Mas Raoni ainda não conseguiu que a Terra Indígena Kapôt Nhinore, onde ele nasceu. O pedido foi feito ao presidente Lula, que concordou: “Espero que a demarcação termine no ano que vem. Eu mesmo quero trazer a documentação aqui para ele assinar a homologação.”
Foto: Leo Otero
“Quero me aproximar mais do Presidente Lula para ajudar. Eu vejo que existem indígenas que deixam os brancos entrarem nas terras para garimpar e para retirar madeira. E os brancos que entram são os que trazem violência. Lula prometeu tirar os kuben (não-indígenas) dos territórios. Ele entrou (na chefia do governo) para isso, prá gente não ter mais problemas.
A primeira ministra a tomar posse no novo governo foi a Sônia Guajajara, que irá chefiar o recém criado Ministério dos Povos Originários, que será composto por 3 secretarias: 1) Secretaria de Direitos Ambientais e Territórios Indígenas, 2) Secretaria de Gestão Ambiental e Territorial Indígena, e 3) Secretaria de Articulação e Promoção de Direitos Indígenas. E 7 departamentos: 1) Departamento de Demarcação Territorial, 2) Departamento de Proteção aos Povos Isolados, 3) Departamento de Gestão Territorial e Bem Viver, 4) Departamento de Justiça Climática, 5) Departamento de Promoção de Direitos Indígenas, 6) Departamento de Línguas e Memórias, e 7) Departamento de Mediação de Conflitos.
Nesta segunda-feira, dia seguinte da posse, ele participou de uma cerimônia na Funai e chamou Sônia Guajajara, agora Ministra dos Povos Indígenas, de filha. Joênia Wapichana, confirmada como Presidente da Fundação Nacional dos Povos Indígenas e foi quem o convidou a vir à Brasília para a posse, foi chamada carinhosamente de sobrinha. “Pessoalmente estou muito contente com as indicações. Já defendia a participação de indígenas no governo.” Raoni espera que isso se reflita em segurança e garantias para “os indígenas lá nas aldeias”.
Foto: Leo Otero
No âmbito internacional, o Brasil é visto agora com bons olhos e a Alemanha anunciou a liberação de recurso no valor de 35 milhões de euros que serão usados pelas instituições nacionais responsáveis pelo combate ao desmatamento para preservação ambiental no país, entre elas o novo Ministério do Meio Ambiente e da Justiça Climática, encabeçado novamente por Marina Silva, que também ficou responsável sob despacho pela reestruturação do Conama (Conselho Nacional de Meio Ambiente).

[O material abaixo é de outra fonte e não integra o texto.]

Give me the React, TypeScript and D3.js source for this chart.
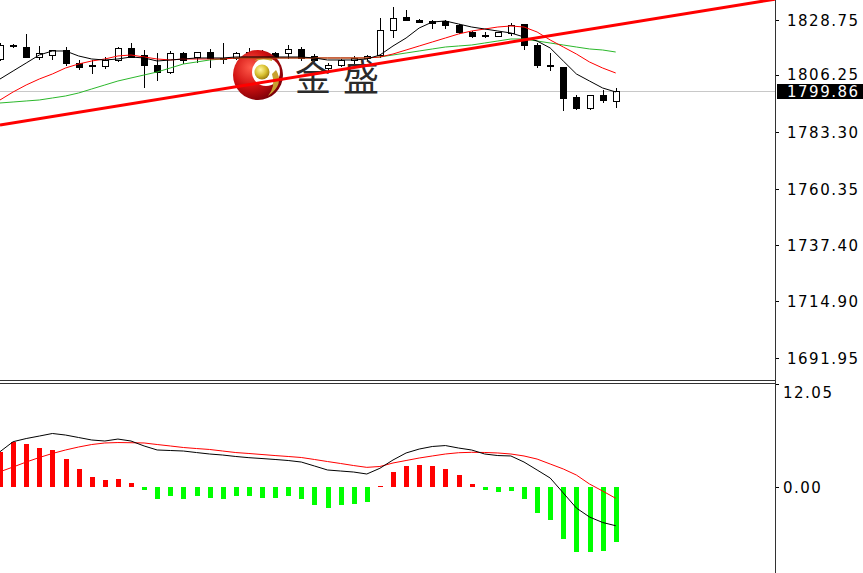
import React from 'react';
import * as d3 from 'd3';

const W = 863;
const H = 573;

const open = [1812.82,1818.48,1817.67,1813.63,1814.44,1816.46,1811.20,1809.99,1809.99,1812.42,1817.27,1814.44,1810.40,1807.57,1815.25,1813.63,1815.65,1813.23,1813.23,1815.65,1813.63,1815.25,1815.25,1816.87,1814.04,1809.18,1810.40,1812.42,1813.23,1814.44,1824.55,1829.81,1828.59,1828.19,1828.19,1826.57,1823.74,1822.53,1822.32,1823.34,1826.98,1818.48,1810.40,1809.59,1797.46,1793.01,1798.26,1795.84];
const high = [1819.29,1818.89,1822.93,1818.08,1816.46,1817.67,1812.42,1812.42,1813.63,1817.67,1819.29,1816.46,1815.25,1816.06,1815.65,1815.65,1816.87,1819.29,1815.65,1817.27,1816.46,1815.65,1818.48,1817.67,1814.84,1811.20,1812.82,1814.04,1814.44,1829.40,1833.85,1832.64,1828.99,1828.59,1828.59,1826.98,1824.14,1823.74,1823.74,1827.38,1826.98,1819.29,1815.25,1809.59,1798.26,1798.26,1800.29,1801.10];
const low = [1812.42,1817.67,1813.63,1812.82,1812.82,1810.40,1808.78,1807.16,1809.18,1812.01,1813.63,1801.50,1804.33,1807.16,1811.20,1811.61,1809.59,1811.20,1812.82,1813.23,1812.42,1813.23,1813.23,1812.42,1812.01,1808.37,1809.99,1811.20,1812.42,1813.63,1821.72,1828.59,1827.78,1825.36,1825.36,1823.34,1821.72,1821.72,1822.12,1822.53,1816.87,1809.59,1808.37,1792.20,1792.60,1792.60,1795.43,1793.41];
const close = [1818.48,1818.08,1813.63,1815.25,1816.46,1811.20,1809.59,1810.40,1812.42,1817.27,1813.63,1810.40,1807.57,1815.25,1812.42,1815.65,1813.23,1813.02,1815.25,1813.63,1815.65,1813.63,1816.87,1813.23,1812.42,1810.40,1812.42,1813.23,1814.04,1824.55,1829.40,1828.59,1827.78,1827.38,1826.57,1823.74,1822.12,1822.32,1823.54,1826.57,1818.48,1810.40,1809.99,1797.05,1793.01,1798.26,1796.24,1799.86];

const maFast = [1804.73,1807.97,1811.20,1814.44,1816.06,1816.06,1814.04,1812.82,1812.42,1812.82,1813.63,1813.23,1812.01,1812.42,1812.82,1813.23,1813.23,1813.23,1813.63,1813.63,1813.63,1813.63,1813.63,1813.63,1813.23,1812.42,1812.42,1812.42,1812.82,1814.44,1818.08,1821.31,1825.36,1827.78,1828.19,1826.98,1825.76,1824.95,1824.14,1823.34,1821.72,1820.10,1817.27,1812.01,1806.76,1803.92,1801.10,1799.48];
const maMid = [1796.24,1799.48,1802.31,1804.73,1806.76,1809.18,1810.80,1812.01,1812.82,1814.04,1814.44,1813.63,1812.82,1812.42,1812.82,1812.82,1812.82,1812.82,1813.23,1813.23,1813.23,1813.23,1813.23,1813.23,1813.23,1813.23,1813.23,1813.23,1813.23,1813.63,1814.84,1816.46,1818.08,1819.70,1821.31,1822.93,1824.14,1824.95,1825.76,1826.17,1825.76,1823.74,1820.51,1817.67,1814.84,1811.61,1809.18,1807.16];
const maSlow = [1795.03,1795.43,1795.84,1796.24,1797.05,1797.86,1799.07,1800.69,1802.31,1803.92,1805.14,1806.35,1807.57,1809.18,1810.80,1811.61,1812.42,1812.82,1813.23,1813.23,1813.23,1813.23,1813.23,1813.23,1813.23,1813.23,1813.23,1813.23,1813.23,1813.63,1814.44,1815.25,1816.06,1816.87,1817.67,1818.08,1818.48,1819.29,1820.10,1820.91,1820.91,1820.10,1819.29,1818.48,1817.67,1816.87,1816.46,1815.65];

const macdHist = [4.1,5.3,5.0,4.6,4.3,3.3,2.1,1.2,0.8,0.9,0.5,-0.4,-1.4,-1.1,-1.4,-1.1,-1.3,-1.4,-1.1,-1.1,-1.3,-1.3,-1.0,-1.4,-2.1,-2.4,-2.1,-2.0,-1.7,0.15,1.7,2.5,2.6,2.5,2.1,1.4,0.4,-0.3,-0.6,-0.45,-1.4,-3.0,-3.9,-6.1,-7.6,-7.6,-7.5,-6.4];
const macdDif = [4.13,5.30,5.67,5.96,6.26,6.08,5.79,5.50,5.38,5.61,5.38,4.80,4.33,4.27,4.21,4.03,3.86,3.74,3.57,3.43,3.33,3.22,3.10,2.92,2.46,1.99,1.87,1.75,1.52,2.19,3.16,3.98,4.44,4.74,4.85,4.56,4.33,3.86,3.68,3.63,2.92,1.99,1.05,-0.70,-2.46,-3.51,-4.15,-4.53];
const macdDea = [1.79,2.34,2.92,3.45,3.92,4.33,4.68,4.97,5.15,5.20,5.18,5.15,4.97,4.80,4.62,4.50,4.39,4.21,4.03,3.92,3.80,3.68,3.57,3.45,3.22,2.98,2.75,2.51,2.30,2.40,2.81,3.10,3.39,3.63,3.86,4.01,4.06,4.04,3.98,3.86,3.63,3.27,2.69,2.11,1.40,0.35,-0.47,-1.32];

const priceTicks = [1828.75, 1806.25, 1783.30, 1760.35, 1737.40, 1714.90, 1691.95];
const macdTicks = [12.05, 0];
const lastPrice = 1799.86;
const trendIdx = [0, 59.24];
const trendPrice = [1786.1, 1837.08];

const PLOT_R = 775;
const TOP_B = 380;
const BOT_T = 384;

const x = d3.scaleLinear().domain([0, 47]).range([0, 615.7]);
const y = d3.scaleLinear().domain([1683.0, 1836.68]).range([TOP_B, 0]);
const ym = d3.scaleLinear().domain([-10.06, 12.05]).range([H, BOT_T]);

const FONT = "'DejaVu Sans', Verdana, sans-serif";

export default function App() {
  const idx = d3.range(open.length);
  const lineP = (arr: number[]) =>
    d3.line<number>().x((i) => x(i)).y((i) => y(arr[i]))(idx) || '';
  const lineM = (arr: number[]) =>
    d3.line<number>().x((i) => x(i)).y((i) => ym(arr[i]))(idx) || '';
  const px = (v: number) => Math.round(v) + 0.5;

  return (
    <svg width={W} height={H} style={{ position: 'fixed', left: 0, top: 0, background: '#fff' }}>
      <defs>
        <clipPath id="topClip"><rect x={0} y={0} width={PLOT_R} height={TOP_B} /></clipPath>
        <clipPath id="botClip"><rect x={0} y={BOT_T} width={PLOT_R} height={H - BOT_T} /></clipPath>
        <radialGradient id="redBall" cx="35%" cy="35%" r="70%">
          <stop offset="0%" stopColor="#ff5a4a" />
          <stop offset="55%" stopColor="#d01010" />
          <stop offset="100%" stopColor="#7a0008" />
        </radialGradient>
        <radialGradient id="goldBall" cx="40%" cy="35%" r="65%">
          <stop offset="0%" stopColor="#fff6a0" />
          <stop offset="60%" stopColor="#d8c030" />
          <stop offset="100%" stopColor="#a08010" />
        </radialGradient>
      </defs>
      <rect x={0} y={0} width={W} height={H} fill="#fff" />

      <g clipPath="url(#topClip)">
        <line x1={0} x2={PLOT_R} y1={px(y(lastPrice))} y2={px(y(lastPrice))} stroke="#c8c8c8" strokeWidth={1} />
        {idx.map((i) => {
          const cx = Math.round(x(i));
          const o = y(open[i]);
          const c = y(close[i]);
          const top = Math.round(Math.min(o, c));
          const bot = Math.round(Math.max(o, c));
          const bull = close[i] >= open[i];
          return (
            <g key={i}>
              <line x1={cx + 0.5} x2={cx + 0.5} y1={Math.round(y(high[i]))} y2={Math.round(y(low[i])) + 1} stroke="#000" strokeWidth={1} />
              {bot - top < 1 ? (
                <line x1={cx - 3} x2={cx + 4} y1={top + 0.5} y2={top + 0.5} stroke="#000" strokeWidth={1} />
              ) : (
                <rect x={cx - 3 + 0.5} y={top + 0.5} width={6} height={bot - top} fill={bull ? '#fff' : '#000'} stroke="#000" strokeWidth={1} />
              )}
            </g>
          );
        })}
        {/* logo */}
        <g>
          <circle cx={258} cy={75} r={25} fill="url(#redBall)" />
          <circle cx={266} cy={72} r={14} fill="#fff" />
          <path d="M 272 59 Q 262 55 254 61 Q 264 58 272 61 Z" fill="#c8a838" />
          <path d="M 276 70 Q 285 84 268 96 Q 276 86 272 74 Z" fill="#c8a030" />
          <circle cx={262} cy={72} r={7.5} fill="url(#goldBall)" />
          <text x={313} y={91} textAnchor="middle" fontSize={36} fill="#2b2b2b" fontFamily="'Noto Sans CJK SC', sans-serif">金</text>
          <text x={361} y={91} textAnchor="middle" fontSize={36} fill="#2b2b2b" fontFamily="'Noto Sans CJK SC', sans-serif">盛</text>
        </g>
        <path d={lineP(maSlow)} fill="none" stroke="#2cb82c" strokeWidth={1} />
        <path d={lineP(maMid)} fill="none" stroke="#ff0000" strokeWidth={1} />
        <path d={lineP(maFast)} fill="none" stroke="#000" strokeWidth={1} />
        <line x1={x(trendIdx[0])} y1={y(trendPrice[0])} x2={x(trendIdx[1])} y2={y(trendPrice[1])} stroke="#ff0000" strokeWidth={3} />
      </g>

      <g clipPath="url(#botClip)">
        {idx.map((i) => {
          const cx = Math.round(x(i));
          const v = macdHist[i];
          const y0 = Math.round(ym(0));
          const y1 = Math.round(ym(v));
          const t = Math.min(y0, y1);
          const h = Math.max(1, Math.abs(y1 - y0));
          return <rect key={i} x={cx - 2} y={t} width={5} height={h} fill={v >= 0 ? '#ff0000' : '#00ff00'} />;
        })}
        <path d={lineM(macdDea)} fill="none" stroke="#ff0000" strokeWidth={1} />
        <path d={lineM(macdDif)} fill="none" stroke="#000" strokeWidth={1} />
      </g>

      {/* frames */}
      <line x1={0} x2={PLOT_R} y1={TOP_B + 0.5} y2={TOP_B + 0.5} stroke="#333" strokeWidth={1} />
      <line x1={0} x2={PLOT_R} y1={BOT_T - 0.5} y2={BOT_T - 0.5} stroke="#333" strokeWidth={1} />
      <line x1={PLOT_R + 0.5} x2={PLOT_R + 0.5} y1={0} y2={H} stroke="#333" strokeWidth={1} />

      {/* price axis */}
      {priceTicks.map((p) => (
        <g key={p}>
          <line x1={PLOT_R + 1} x2={PLOT_R + 4} y1={px(y(p))} y2={px(y(p))} stroke="#000" />
          <text x={787} y={y(p) + (p === 1806.25 ? 0 : 1)} dominantBaseline="central" fontSize={15} letterSpacing={1.5} fill="#000" fontFamily={FONT}>
            {p.toFixed(2)}
          </text>
        </g>
      ))}
      <rect x={777} y={Math.round(y(lastPrice)) - 7} width={86} height={15} fill="#000" />
      <text x={787} y={y(lastPrice) + 0.5} dominantBaseline="central" fontSize={15} letterSpacing={1.5} fill="#fff" fontFamily={FONT}>
        {lastPrice.toFixed(2)}
      </text>

      {/* macd axis */}
      {macdTicks.map((v, k) => (
        <g key={v}>
          <line x1={PLOT_R + 1} x2={PLOT_R + 4} y1={px(ym(v))} y2={px(ym(v))} stroke="#000" />
          <text x={783} y={ym(v) + (k === 0 ? 9 : 0.5)} dominantBaseline="central" fontSize={15} letterSpacing={1.5} fill="#000" fontFamily={FONT}>
            {v.toFixed(2)}
          </text>
        </g>
      ))}
    </svg>
  );
}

Como resultado da pressão feita pelo movimento indígena articulado a nível nacional, regional e local foi publicada uma série de decretos que protegem os direitos dos povos indígenas e estabelecem a estrutura das instituições de modo a conferir uma atuação transversal na questão ambiental e das mudanças climáticas.

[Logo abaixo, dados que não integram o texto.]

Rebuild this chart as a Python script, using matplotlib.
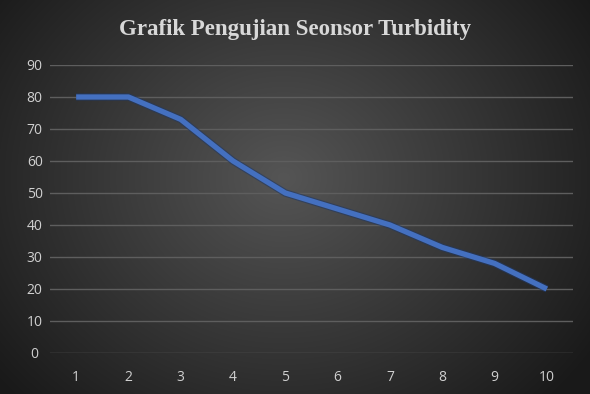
import numpy as np
import matplotlib
matplotlib.use("Agg")
import matplotlib.pyplot as plt

categories = [1, 2, 3, 4, 5, 6, 7, 8, 9, 10]
values = [80, 80, 73, 60, 50, 45, 40, 33, 28, 20]
yticks = [0, 10, 20, 30, 40, 50, 60, 70, 80, 90]
title = "Grafik Pengujian Seonsor Turbidity"

W, H = 590, 394
fig = plt.figure(figsize=(W / 100, H / 100), dpi=100)

# radial gradient background
bg = fig.add_axes([0, 0, 1, 1], zorder=-10)
yy, xx = np.mgrid[0:H, 0:W]
cx, cy = W * 0.48, H * 0.45
r = np.sqrt(((xx - cx) / (W * 0.62)) ** 2 + ((yy - cy) / (H * 0.8)) ** 2)
r = np.clip(r, 0, 1)
inner = np.array([0x55, 0x55, 0x55]) / 255
outer = np.array([0x1a, 0x1a, 0x1a]) / 255
img = inner[None, None, :] * (1 - r[..., None]) + outer[None, None, :] * r[..., None]
bg.imshow(img, aspect="auto", extent=[0, 1, 0, 1], origin="upper")
bg.set_axis_off()

ax = fig.add_axes([50 / W, 41 / H, 523 / W, 288 / H])
ax.set_facecolor("none")
x = np.arange(len(categories))
ax.plot(x, values, color="#203864", lw=5.4, solid_capstyle="butt", alpha=0.6, zorder=2)
ax.plot(x, values, color="#4470c0", lw=3.8, solid_capstyle="butt", zorder=3)
ax.set_xlim(-0.5, len(categories) - 0.5)
ax.set_ylim(0, 90)
ax.set_yticks(yticks)
ax.set_xticks(x)
ax.set_xticklabels([str(c) for c in categories])
ax.grid(axis="y", color="#5e5e5e", lw=1.0)
ax.set_axisbelow(True)
for s in ax.spines.values():
    s.set_visible(False)
ax.tick_params(length=0, colors="#d0d0d0", labelsize=10, pad=12)
ax.tick_params(axis="y", pad=11)
for lab in ax.get_yticklabels():
    lab.set_horizontalalignment("center")
for lab in ax.get_xticklabels() + ax.get_yticklabels():
    lab.set_fontfamily("Open Sans")

fig.text(0.5, 1 - 30 / H, title, ha="center", va="center", color="#d8d8d8",
         fontsize=16.5, fontweight="bold", family="Liberation Serif")

fig.savefig("out.png", dpi=100)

Foi assinado um decreto que restabelece as instâncias de controle do Fundo Amazônia, maior programa de apoio à proteção das florestas, que estava bloqueado devido à falta de compromisso do antigo governo Bolsonaro com a redução do desmatamento. Os valores que estavam bloqueados foram destravados e foram anunciados novos repasses. Também foi revogado o desastroso decreto do Bolsonaro que promovia o garimpo ilegal, inclusive em Terras Indígenas.
Foto: Kubekakre Kayapó Coletivo Beture
O Brasil entrou numa nova fase histórica, onde está sendo mais reconhecida a luta dos povos indígenas pelo direito de existir, de manter a cultura viva e os territórios tradicionais. O povo Mẽbêngôkre quer ver suas diferenças sendo respeitadas e valorizadas. E uma sinalização importante de que as políticas de assimilação serão abandonadas e voltaremos a valorizar a sociodiversidade que faz nosso país único e riquíssimo. As três grandes organizações Mẽbêngôkre (IR, KABU, Instituto Paiakan, AFP) que atuam no norte do Mato Grosso e no sul do Pará para garantir água limpa, floresta em pé e a sobrevivência de uma cultura milenar, estiveram juntas com todos os povos indígenas do Brasil na resistência e desejam sucesso ao novo governo que começa reconhecendo nossa importância na construção de um Brasil inclusivo e justo.